What then is our proper response to affliction and suffering? In this, we also consider what the wrong responses would be.

It would be wrong to dislike such suffering. If affliction is discipline, if suffering purifies and makes holy, then we must desire it and even rejoice in it. Such is so different from the normal human responses. We avoid pain, we dislike suffering, we pray that we might not be afflicted.[4] In fact, the world has gone further, looking to comfort, convenience, pleasures. Is it any wonder that the world is in such a sorry mess?!

Further, it would be wrong to lose heart when we suffer. It would be easy enough, especially in times of great affliction. Job cursed his day and wished that he had just died at childbirth (Job 3:11). But we must not lose heart because God is just allowing us to undergo a process. We must understand, as we have already seen, that pain is just a necessary element of the process of purification. God is testing our faithfulness. Are we there for Him only because we receive good things? How about when we are afflicted; can we still trust? We must believe that our suffering is redemptive, and simply continue to run the race.

As such, the proper response is to embrace the cross and rejoice in our suffering for the sake of righteousness.

Suffering, just like the God we serve, is a great mystery. This is why we need to know that God is just and righteous. This helps us to accept God for who He is and for whatever He does. We need no longer ask Him to explain or to justify His actions. We simply remain in awe of His omnipotence and great power. He indeed is the Almighty!

Further, seeing His great majesty and our nothingness, tempered by suffering, humbles us. With affliction we are laid low. When we know our rightful place before God, then that is when He lifts us up, and raises us even to the heights.

Still further, we trust that in the end, just like Job, we will be blessed tremendously. Not necessarily in this life, but certainly in the afterlife. This hope enables us to enter into unquestioning acceptance of God as God, which is precisely the right posture of awe. Such trust in God is deepened and strengthened by our suffering.

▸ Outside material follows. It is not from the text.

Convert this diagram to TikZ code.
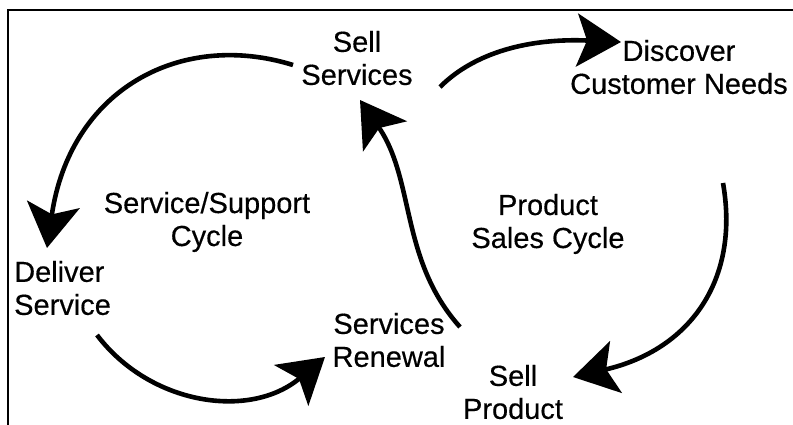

Elihu had it right when he talked about redemptive suffering and getting to know who God is and how He works. He affirmed that God “saves the unfortunate through their affliction, and instructs them through distress.” (Job 36:15).

In the end, Job was properly instructed by God. In the end, after his terrible suffering, Job was restored by God and blessed twofold. Job now fully appreciated the mystery of redemptive suffering.

* * *

[1] We of course could never be perfectly holy as the Father, for we are not God.
[2] His suffering was such that Job wanted God to take his life.
[3] One might say it is original sin, the sin of Adam and Eve that we inherit. This is what God said to the woman: “I will intensify the pangs of your childbearing; in pain shall you bring forth children.” (Gen 3:16a).
[4] It is of course OK to pray for God’s protection, and even, as in the case of Jesus, that the cup would pass us by. What is not OK is a posture that looks to suffering and pain as undesirable or unhelpful or to be avoided at all costs.